==== ENTRIES SUPPLIED

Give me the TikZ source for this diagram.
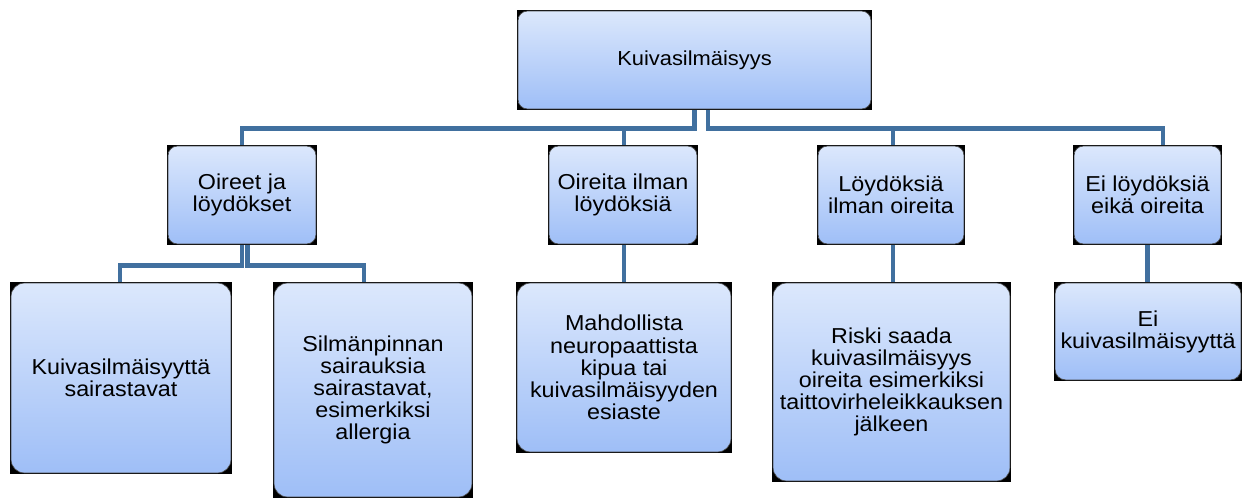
\documentclass[tikz,border=0pt]{standalone}
\usepackage{fontspec}
\setmainfont{Liberation Sans}[FakeStretch=1.08]
\usepackage{tikz}

\definecolor{boxtop}{HTML}{DCE8FC}
\definecolor{boxbot}{HTML}{9EBEF7}
\definecolor{boxedge}{HTML}{4A4A4A}
\definecolor{linkblue}{HTML}{41709F}

\tikzset{
  orgbox/.style={rectangle, fill=black, inner sep=0pt, align=center,
    font=\fontsize{16.2}{16.6}\selectfont,
    path picture={\shade[top color=boxtop, bottom color=boxbot, draw=boxedge,
      line width=0.5pt, rounded corners=#1]
      ([shift={(0.8pt,-0.8pt)}]path picture bounding box.north west) rectangle
      ([shift={(-0.8pt,0.8pt)}]path picture bounding box.south east);}},
  orgbox/.default=7pt,
  link/.style={draw=linkblue, line width=3.6pt}
}

\begin{document}
\begin{tikzpicture}[x=0.75pt, y=-0.75pt]
\useasboundingbox (0,0) rectangle (1248,500);

% top level
\node[orgbox, font=\fontsize{15.2}{16.6}\selectfont, minimum width=355*0.75pt, minimum height=100*0.75pt] (kuivas) at (694.5,60) {Kuivasilmäisyys};

% second level
\node[orgbox, minimum width=150*0.75pt, minimum height=100*0.75pt] (oireet) at (242,195) {Oireet ja\\löydökset};
\node[orgbox, minimum width=150*0.75pt, minimum height=100*0.75pt] (oirilm) at (623,195) {Oireita ilman\\löydöksiä};
\node[orgbox, minimum width=148*0.75pt, minimum height=100*0.75pt] (loyilm) at (891,195) {Löydöksiä\\ilman oireita};
\node[orgbox, minimum width=149*0.75pt, minimum height=100*0.75pt] (eiloyd) at (1147.5,195) {Ei löydöksiä\\eikä oireita};

% third level
\node[orgbox=10pt, minimum width=222*0.75pt, minimum height=192*0.75pt] (sairas) at (121,378) {Kuivasilmäisyyttä\\sairastavat};
\node[orgbox=10pt, minimum width=200*0.75pt, minimum height=216*0.75pt] (silman) at (373,390) {Silmänpinnan\\sairauksia\\sairastavat,\\esimerkiksi\\allergia};
\node[orgbox=10pt, minimum width=216*0.75pt, minimum height=171*0.75pt] (neuro) at (624,367.5) {Mahdollista\\neuropaattista\\kipua tai\\kuivasilmäisyyden\\esiaste};
\node[orgbox=10pt, minimum width=239*0.75pt, minimum height=200*0.75pt] (riski) at (891.5,382) {Riski saada\\kuivasilmäisyys\\oireita esimerkiksi\\taittovirheleikkauksen\\jälkeen};
\node[orgbox=8pt, minimum width=188*0.75pt, minimum height=99*0.75pt] (eikuiv) at (1148,331.5) {Ei\\kuivasilmäisyyttä};

% connectors
\draw[link] (kuivas.south) -- ++(0,18.5) -| (oireet.north);
\draw[link] (kuivas.south) -- ++(0,18.5) -| ([shift={(1,0)}]oirilm.north);
\draw[link] ([shift={(13.5,0)}]kuivas.south) -- ++(0,18.5) -| ([shift={(2,0)}]loyilm.north);
\draw[link] ([shift={(13.5,0)}]kuivas.south) -- ++(0,18.5) -| ([shift={(15.5,0)}]eiloyd.north);

\draw[link] (oireet.south) -- ++(0,20) -| ([shift={(-1,0)}]sairas.north);
\draw[link] ([shift={(5.5,0)}]oireet.south) -- ++(0,20) -| ([shift={(-9,0)}]silman.north);
\draw[link] ([shift={(1,0)}]oirilm.south) -- (neuro.north);
\draw[link] ([shift={(2,0)}]loyilm.south) -- ([shift={(1.5,0)}]riski.north);
\draw[link] (eiloyd.south) -- (eiloyd.south |- eikuiv.north);
\end{tikzpicture}
\end{document}
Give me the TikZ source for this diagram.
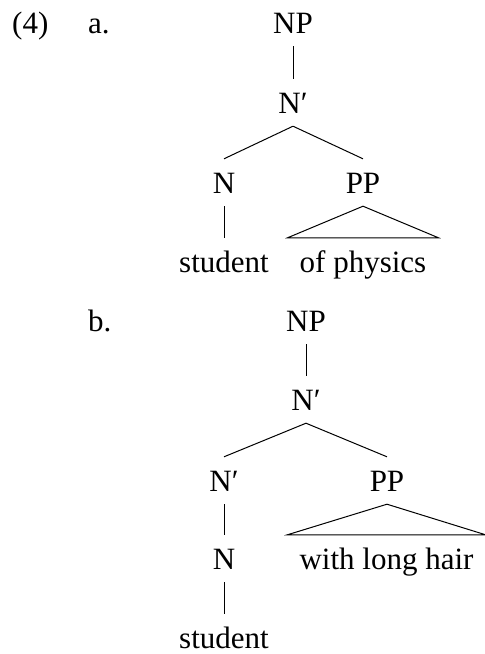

========

EXERCISE DIRECTIONS
Transcribe all the lines above exactly, apart from the pictures.

PROBLEM SOLUTION
Give me the TikZ source for this diagram.
\documentclass[tikz,border=0pt]{standalone}
\usepackage{fontspec}
\setmainfont{Liberation Sans}[FakeStretch=1.08]
\usepackage{tikz}

\definecolor{boxtop}{HTML}{DCE8FC}
\definecolor{boxbot}{HTML}{9EBEF7}
\definecolor{boxedge}{HTML}{4A4A4A}
\definecolor{linkblue}{HTML}{41709F}

\tikzset{
  orgbox/.style={rectangle, fill=black, inner sep=0pt, align=center,
    font=\fontsize{16.2}{16.6}\selectfont,
    path picture={\shade[top color=boxtop, bottom color=boxbot, draw=boxedge,
      line width=0.5pt, rounded corners=#1]
      ([shift={(0.8pt,-0.8pt)}]path picture bounding box.north west) rectangle
      ([shift={(-0.8pt,0.8pt)}]path picture bounding box.south east);}},
  orgbox/.default=7pt,
  link/.style={draw=linkblue, line width=3.6pt}
}

\begin{document}
\begin{tikzpicture}[x=0.75pt, y=-0.75pt]
\useasboundingbox (0,0) rectangle (1248,500);

% top level
\node[orgbox, font=\fontsize{15.2}{16.6}\selectfont, minimum width=355*0.75pt, minimum height=100*0.75pt] (kuivas) at (694.5,60) {Kuivasilmäisyys};

% second level
\node[orgbox, minimum width=150*0.75pt, minimum height=100*0.75pt] (oireet) at (242,195) {Oireet ja\\löydökset};
\node[orgbox, minimum width=150*0.75pt, minimum height=100*0.75pt] (oirilm) at (623,195) {Oireita ilman\\löydöksiä};
\node[orgbox, minimum width=148*0.75pt, minimum height=100*0.75pt] (loyilm) at (891,195) {Löydöksiä\\ilman oireita};
\node[orgbox, minimum width=149*0.75pt, minimum height=100*0.75pt] (eiloyd) at (1147.5,195) {Ei löydöksiä\\eikä oireita};

% third level
\node[orgbox=10pt, minimum width=222*0.75pt, minimum height=192*0.75pt] (sairas) at (121,378) {Kuivasilmäisyyttä\\sairastavat};
\node[orgbox=10pt, minimum width=200*0.75pt, minimum height=216*0.75pt] (silman) at (373,390) {Silmänpinnan\\sairauksia\\sairastavat,\\esimerkiksi\\allergia};
\node[orgbox=10pt, minimum width=216*0.75pt, minimum height=171*0.75pt] (neuro) at (624,367.5) {Mahdollista\\neuropaattista\\kipua tai\\kuivasilmäisyyden\\esiaste};
\node[orgbox=10pt, minimum width=239*0.75pt, minimum height=200*0.75pt] (riski) at (891.5,382) {Riski saada\\kuivasilmäisyys\\oireita esimerkiksi\\taittovirheleikkauksen\\jälkeen};
\node[orgbox=8pt, minimum width=188*0.75pt, minimum height=99*0.75pt] (eikuiv) at (1148,331.5) {Ei\\kuivasilmäisyyttä};

% connectors
\draw[link] (kuivas.south) -- ++(0,18.5) -| (oireet.north);
\draw[link] (kuivas.south) -- ++(0,18.5) -| ([shift={(1,0)}]oirilm.north);
\draw[link] ([shift={(13.5,0)}]kuivas.south) -- ++(0,18.5) -| ([shift={(2,0)}]loyilm.north);
\draw[link] ([shift={(13.5,0)}]kuivas.south) -- ++(0,18.5) -| ([shift={(15.5,0)}]eiloyd.north);

\draw[link] (oireet.south) -- ++(0,20) -| ([shift={(-1,0)}]sairas.north);
\draw[link] ([shift={(5.5,0)}]oireet.south) -- ++(0,20) -| ([shift={(-9,0)}]silman.north);
\draw[link] ([shift={(1,0)}]oirilm.south) -- (neuro.north);
\draw[link] ([shift={(2,0)}]loyilm.south) -- ([shift={(1.5,0)}]riski.north);
\draw[link] (eiloyd.south) -- (eiloyd.south |- eikuiv.north);
\end{tikzpicture}
\end{document}
Give me the TikZ source for this diagram.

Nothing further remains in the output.